Collected material -
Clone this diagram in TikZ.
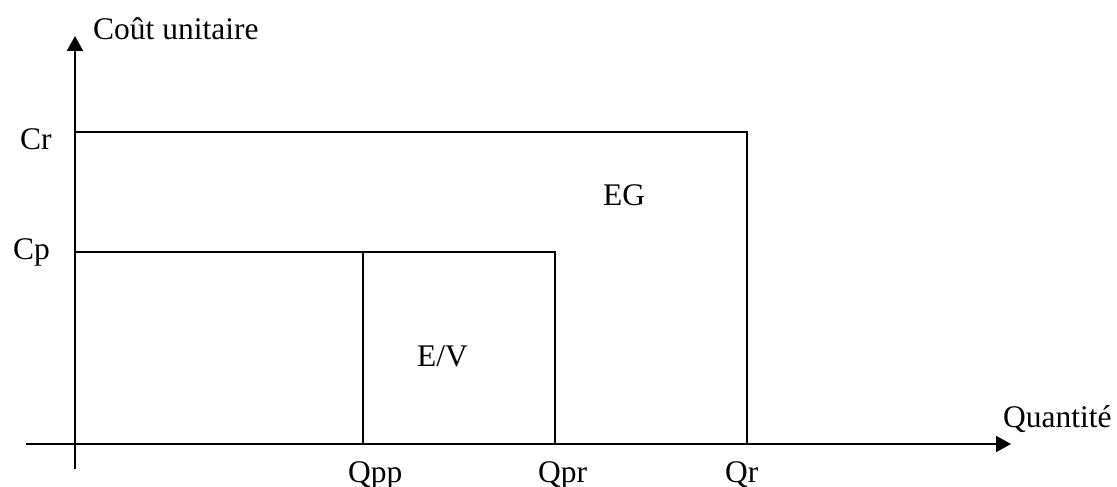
\documentclass[tikz,border=0pt]{standalone}
\usepackage{fontspec}
\setmainfont{Liberation Serif}
\usetikzlibrary{arrows.meta}
\begin{document}
\begin{tikzpicture}[x=1bp,y=-1bp,
  axis/.style={line width=2bp,-{Triangle[length=15bp,width=16bp]}},
  edge/.style={line width=2bp},
  lbl/.style={anchor=base west,inner sep=0pt,font=\fontsize{31.6}{36}\selectfont}]
\useasboundingbox (0,0) rectangle (1117,487);
% coordinates
\coordinate (O) at (75,444);
\coordinate (ybot) at (75,469);
\coordinate (ytop) at (75,36);
\coordinate (xleft) at (26,444);
\coordinate (xright) at (1011,444);
\coordinate (cr0) at (75,132);
\coordinate (cr1) at (747,132);
\coordinate (qr) at (747,444);
\coordinate (cp0) at (75,252);
\coordinate (cp1) at (555,252);
\coordinate (qpr) at (555,444);
\coordinate (ev0) at (363,252);
\coordinate (qpp) at (363,444);
% axes
\draw[axis] (ybot) -- (ytop);
\draw[axis] (xleft) -- (xright);
% rectangles
\draw[edge] (cr0) -- (cr1) -- (qr);
\draw[edge] (cp0) -- (cp1) -- (qpr);
\draw[edge] (ev0) -- (qpp);
% labels
\node[lbl] (lcu) at (93,40) {Coût unitaire};
\node[lbl] (lcr) at (20,150) {Cr};
\node[lbl] (lcp) at (13,260) {Cp};
\node[lbl] (leg) at (603,206) {EG};
\node[lbl] (lev) at (417,367) {E/V};
\node[lbl] (lq) at (1003,427) {Quantité};
\node[lbl] (lqpp) at (348,482) {Qpp};
\node[lbl] (lqpr) at (538,482) {Qpr};
\node[lbl] (lqr) at (725,482) {Qr};
\end{tikzpicture}
\end{document}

Requirement - Reproduce the material in full, word for word, and omit the pictures.

Task solution -
Clone this diagram in TikZ.
\documentclass[tikz,border=0pt]{standalone}
\usepackage{fontspec}
\setmainfont{Liberation Serif}
\usetikzlibrary{arrows.meta}
\begin{document}
\begin{tikzpicture}[x=1bp,y=-1bp,
  axis/.style={line width=2bp,-{Triangle[length=15bp,width=16bp]}},
  edge/.style={line width=2bp},
  lbl/.style={anchor=base west,inner sep=0pt,font=\fontsize{31.6}{36}\selectfont}]
\useasboundingbox (0,0) rectangle (1117,487);
% coordinates
\coordinate (O) at (75,444);
\coordinate (ybot) at (75,469);
\coordinate (ytop) at (75,36);
\coordinate (xleft) at (26,444);
\coordinate (xright) at (1011,444);
\coordinate (cr0) at (75,132);
\coordinate (cr1) at (747,132);
\coordinate (qr) at (747,444);
\coordinate (cp0) at (75,252);
\coordinate (cp1) at (555,252);
\coordinate (qpr) at (555,444);
\coordinate (ev0) at (363,252);
\coordinate (qpp) at (363,444);
% axes
\draw[axis] (ybot) -- (ytop);
\draw[axis] (xleft) -- (xright);
% rectangles
\draw[edge] (cr0) -- (cr1) -- (qr);
\draw[edge] (cp0) -- (cp1) -- (qpr);
\draw[edge] (ev0) -- (qpp);
% labels
\node[lbl] (lcu) at (93,40) {Coût unitaire};
\node[lbl] (lcr) at (20,150) {Cr};
\node[lbl] (lcp) at (13,260) {Cp};
\node[lbl] (leg) at (603,206) {EG};
\node[lbl] (lev) at (417,367) {E/V};
\node[lbl] (lq) at (1003,427) {Quantité};
\node[lbl] (lqpp) at (348,482) {Qpp};
\node[lbl] (lqpr) at (538,482) {Qpr};
\node[lbl] (lqr) at (725,482) {Qr};
\end{tikzpicture}
\end{document}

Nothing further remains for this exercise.